There probably isn't and I'm just being silly. But on chapter 14 page 25 example it says that P(i) = j/i. Therefore the convexity is P''(i)/P(i). However instead of 2/i^2 I keep getting [2j/i^3 - 2/i^2]*i/j which does not equal to 2/i^2! I've tried product rule and quotient rule but I keep getting the same answer I think either the notes are wrong or I'm wrong (which is most probable) for calculating P''(i). For P''(i) I get 2j/i^3 - 1/i^2 - 1/i^2 so P''(i) = 2j/i^3 - 2/i^2. Can anyone confirm this? There is most probably a sign muddle up as if I got 2j/i^3 - 1/i^2 + 1/i^2 then P''(i) would = 2j/i^3 (which is correct when you multiply by i/j) Please help.
I don't have your notes in front of me, but the given solution works if (and only if) j does not depend on i and can be treated as a constant: P(i) = j/i P'(i) = j'/i-j/i^2 P''(i) = j''/i-j'/i^2-j'/i^2+2j/i^3 If j does not depend on i, j'=j''=0 and hence P''(i)/P(i) = 2j/i^3 * i/j = 2/i^2 On a totally irrelevant note, ActEd, any chance of getting jsMath installed on the forum? Cheers, Calum
Yes the j is a constant (it's the amount of money being paid at the end of each year). So we're really just differentiating 1/i = i^-1. Times by the power and drop the power by 1 gives -1i^-2 and then +2i^-3. No need for product or quotient rule here. On a side note - if you ever have to differentiate an annuity - it'll be much easier differentiate to the series than use the product rule: eg a_n = v + v^2 + v^3 + ...+ v^n d/di a_n = -v^2 - 2v^3 - 3v^4 - ... - nv^(n+1)

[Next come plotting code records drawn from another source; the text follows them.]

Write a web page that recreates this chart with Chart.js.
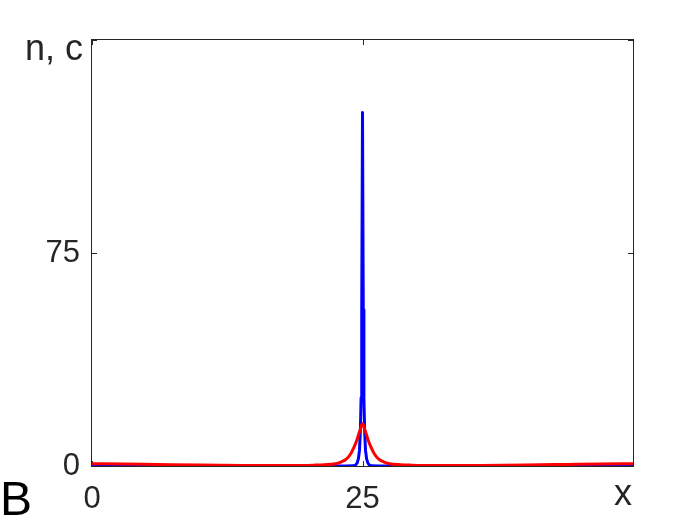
<!DOCTYPE html>
<html><head><meta charset="utf-8">
<script src="https://cdn.jsdelivr.net/npm/chart.js@4"></script>
<style>html,body{margin:0;padding:0;background:#fff}#wrap{width:700px;height:525px}</style>
</head><body><div id="wrap"><canvas id="c" width="700" height="525"></canvas></div>
<script>
// axis ticks
const xTicks = [0, 25, 50];
const xTickLabels = ['0', '25', ''];
const yTicks = [0, 75, 150];
const yTickLabels = ['0', '75', ''];
const xLabel = 'x';
const yLabel = 'n, c';
const panelLabel = 'B';

// n (blue) series
const nX = [0, 10, 20, 23.5, 24.15, 24.35, 24.5, 24.62, 24.72, 24.8, 24.87, 24.93, 25, 25.07, 25.13, 25.2, 25.28, 25.38, 25.5, 25.65, 25.85, 26.5, 30, 40, 50];
const nY = [0, 0, 0, 0, 0.05, 0.3, 1, 2.5, 5.5, 12, 24, 55, 124.5, 55, 24, 12, 5.5, 2.5, 1, 0.3, 0.05, 0, 0, 0, 0];

// c (red) series
const cX = [0, 3, 6, 10, 14, 17, 19, 20.5, 21.5, 22.5, 23, 23.5, 23.9, 24.2, 24.45, 24.65, 24.8, 24.9, 25, 25.1, 25.2, 25.35, 25.55, 25.8, 26.1, 26.5, 27, 27.5, 28.5, 29.5, 31, 33, 36, 40, 44, 47, 50];
const cY = [0.8, 0.7, 0.55, 0.35, 0.2, 0.15, 0.2, 0.3, 0.45, 0.8, 1.4, 2.4, 4.2, 6.5, 8.8, 11.2, 13, 14.3, 15, 14.3, 13, 11.2, 8.8, 6.5, 4.2, 2.4, 1.4, 0.8, 0.45, 0.3, 0.2, 0.15, 0.2, 0.35, 0.55, 0.7, 0.8];

const AX = '#262626';
const toPts = (xs, ys) => xs.map((x, i) => ({x: x, y: ys[i]}));

const framePlugin = {
  id: 'frame',
  beforeDatasetsDraw(chart) {
    const a = chart.chartArea, ctx = chart.ctx;
    const sx = chart.scales.x, sy = chart.scales.y;
    ctx.save();
    ctx.strokeStyle = AX; ctx.lineWidth = 1;
    ctx.strokeRect(a.left - 0.5, a.top - 0.5, a.right - a.left + 1, a.bottom - a.top + 1);
    const tl = 5;
    ctx.beginPath();
    xTicks.forEach(v => {
      const p = Math.round(sx.getPixelForValue(v)) + 0.5;
      ctx.moveTo(p, a.bottom); ctx.lineTo(p, a.bottom - tl);
      ctx.moveTo(p, a.top); ctx.lineTo(p, a.top + tl);
    });
    yTicks.forEach(v => {
      const p = Math.round(sy.getPixelForValue(v)) + 0.5;
      ctx.moveTo(a.left, p); ctx.lineTo(a.left + tl, p);
      ctx.moveTo(a.right, p); ctx.lineTo(a.right - tl, p);
    });
    ctx.stroke();
    ctx.restore();
  },
  afterDraw(chart) {
    const ctx = chart.ctx, a = chart.chartArea;
    ctx.save();
    ctx.fillStyle = AX;
    ctx.textBaseline = 'alphabetic';
    ctx.font = '36px "Liberation Sans", Arial, sans-serif';
    ctx.textAlign = 'right';
    ctx.fillText(yLabel, a.left - 9, 60);
    ctx.fillText(xLabel, a.right - 1, 505);
    ctx.fillStyle = '#000';
    ctx.textAlign = 'left';
    ctx.font = '48px "Liberation Sans", Arial, sans-serif';
    ctx.fillText(panelLabel, 0, 515);
    ctx.restore();
  }
};

new Chart(document.getElementById('c'), {
  type: 'scatter',
  data: {
    datasets: [
      {label: 'n', data: toPts(nX, nY), showLine: true, borderColor: '#0000ff', borderWidth: 3, pointRadius: 0, order: 1, tension: 0, borderJoinStyle: 'round'},
      {label: 'c', data: toPts(cX, cY), showLine: true, borderColor: '#ff0000', borderWidth: 3, pointRadius: 0, order: 0, cubicInterpolationMode: 'monotone', borderJoinStyle: 'round'}
    ]
  },
  options: {
    responsive: false,
    animation: false,
    events: [],
    layout: {padding: {left: 0, right: 67, top: 40, bottom: 0}},
    plugins: {legend: {display: false}, tooltip: {enabled: false}, title: {display: false}},
    scales: {
      x: {
        type: 'linear', min: 0, max: 50,
        afterBuildTicks: s => { s.ticks = xTicks.map(v => ({value: v})); },
        afterFit: s => { s.height = 59; },
        grid: {display: false, drawTicks: false, tickLength: 0},
        border: {display: false},
        ticks: {
          autoSkip: false, maxRotation: 0, padding: 15, color: AX,
          font: {family: '"Liberation Sans", Arial, sans-serif', size: 31},
          callback: v => { const i = xTicks.indexOf(v); return i >= 0 ? xTickLabels[i] : ''; }
        }
      },
      y: {
        type: 'linear', min: 0, max: 150,
        afterBuildTicks: s => { s.ticks = yTicks.map(v => ({value: v})); },
        afterFit: s => { s.width = 92; },
        grid: {display: false, drawTicks: false, tickLength: 0},
        border: {display: false},
        ticks: {
          autoSkip: false, padding: 12, color: AX,
          font: {family: '"Liberation Sans", Arial, sans-serif', size: 31},
          callback: v => { const i = yTicks.indexOf(v); return i >= 0 ? yTickLabels[i] : ''; }
        }
      }
    }
  },
  plugins: [framePlugin]
});
</script>
</body></html>
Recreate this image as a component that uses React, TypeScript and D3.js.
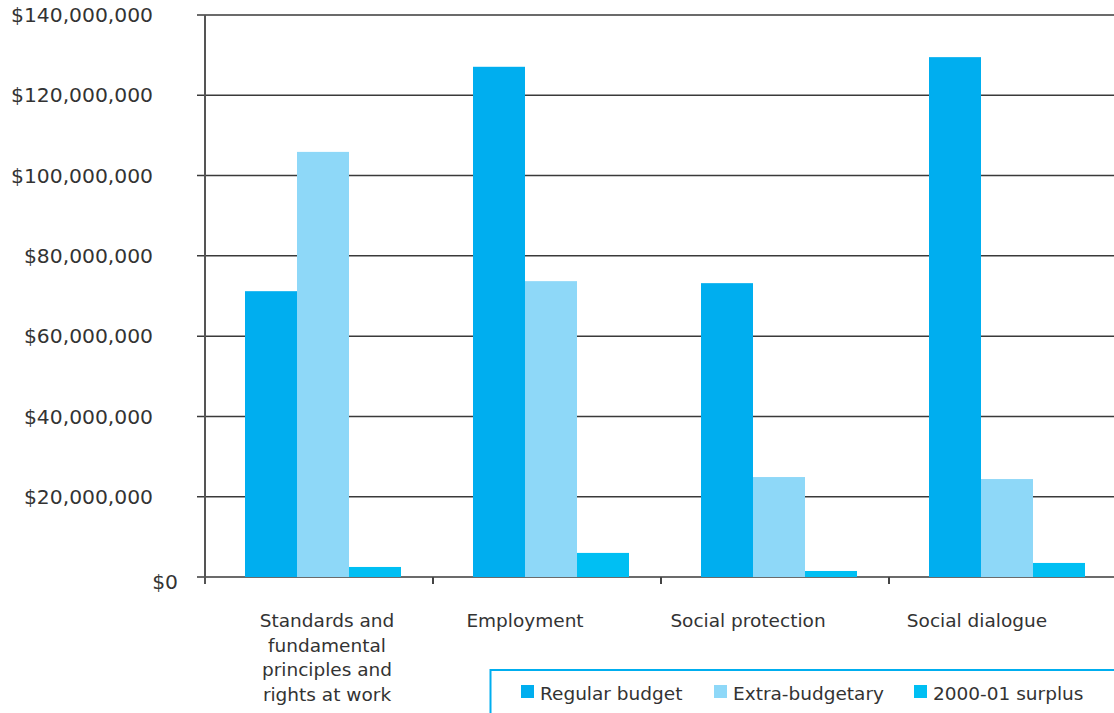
import React from "react";
import * as d3 from "d3";

const categories = [
  ["Standards and", "fundamental", "principles and", "rights at work"],
  ["Employment"],
  ["Social protection"],
  ["Social dialogue"],
];
const seriesNames = ["Regular budget", "Extra-budgetary", "2000-01 surplus"];
const regularBudget = [71200000, 127100000, 73200000, 129500000];
const extraBudgetary = [105900000, 73700000, 24900000, 24400000];
const surplus = [2500000, 6000000, 1500000, 3500000];
const yTicks = [0, 20000000, 40000000, 60000000, 80000000, 100000000, 120000000, 140000000];
const colors = ["#00AEEF", "#8ED8F8", "#00BFF3"];

const W = 1114, H = 713;
const left = 205, right = 1117, top = 15, bottom = 577;
const font = "'DejaVu Sans', sans-serif";
// label centre offsets relative to band start (layout only)
const labelOffsets = [122, 92, 87, 88];

export default function App() {
  const series = [regularBudget, extraBudgetary, surplus];
  const y = d3.scaleLinear().domain([0, 140000000]).range([bottom, top]);
  const x0 = d3.scaleBand<number>().domain(d3.range(categories.length)).range([left, right]).paddingInner(0).paddingOuter(0);
  const bw = x0.bandwidth();
  const x1 = d3.scaleBand<number>().domain(d3.range(series.length)).range([40, 40 + 156]).padding(0);
  const fmt = (v: number) => "$" + d3.format(",")(v);

  return (
    <svg width={W} height={H} style={{ position: "absolute", left: 0, top: 0, background: "#fff" }}>
      {yTicks.map((t) => (
        <g key={t}>
          <line x1={197} x2={W} y1={y(t)} y2={y(t)} stroke="#3a3a3a" strokeWidth={1.5} />
          <text
            x={t === 0 ? 178 : 153}
            y={t === 0 ? y(t) + 5 : y(t)}
            dy="0.35em"
            textAnchor="end"
            fontFamily={font}
            fontSize={20.3}
            fill="#333"
          >
            {fmt(t)}
          </text>
        </g>
      ))}
      {categories.map((c, i) =>
        series.map((s, j) => (
          <rect
            key={i + "-" + j}
            x={(x0(i) as number) + (x1(j) as number)}
            y={y(s[i])}
            width={x1.bandwidth()}
            height={bottom - y(s[i])}
            fill={colors[j]}
          />
        ))
      )}
      <line x1={left} x2={left} y1={top} y2={bottom + 7} stroke="#555" strokeWidth={2} />
      {d3.range(1, categories.length + 1).map((i) => (
        <line key={i} x1={left + bw * i} x2={left + bw * i} y1={bottom} y2={bottom + 7} stroke="#444" strokeWidth={2} />
      ))}
      {categories.map((c, i) => (
        <text key={i} textAnchor="middle" fontFamily={font} fontSize={18.5} fill="#333">
          {c.map((ln, k) => (
            <tspan key={k} x={(x0(i) as number) + labelOffsets[i]} y={627 + k * 24.7}>
              {ln}
            </tspan>
          ))}
        </text>
      ))}
      <rect x={490.5} y={670} width={W} height={60} fill="#fff" stroke="#00AEEF" strokeWidth={2} />
      {seriesNames.map((n, j) => {
        const lx = [521, 714, 914][j];
        return (
          <g key={n}>
            <rect x={lx} y={685} width={13} height={13} fill={colors[j]} />
            <text x={lx + 19} y={700} fontFamily={font} fontSize={18.5} fill="#333">
              {n}
            </text>
          </g>
        );
      })}
    </svg>
  );
}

Have asked the IT guys - they say it requires TeX code - which might not be brill for students... Would take 1-2 days work by our guys to get it on the forum - unfortunately they're a bit swamped with other activities at the moment - but thought I would let you know that we're at least investigating the options! Thanks for the suggestion!
I've actually set it up myself, it's surprisingly easy. Yes, the TeX can be scary, but even if people only ever use it to produce subscripts and exponents, it would double the readability of a lot of what we do here. It might even encourage people to post and respond to more technical queries if it becomes easier to present more complex stuff
Having multiple options never hurts. Those who can use it will, those who can't are right where we are now. I'm sure a short sticky on usage will go a very long way, even if it's only for superscripts and subscripts (which can't be that difficult - if you want a^b type ... and change a and b) Don't forget you can upload scanned images of old fashioned pen and paper.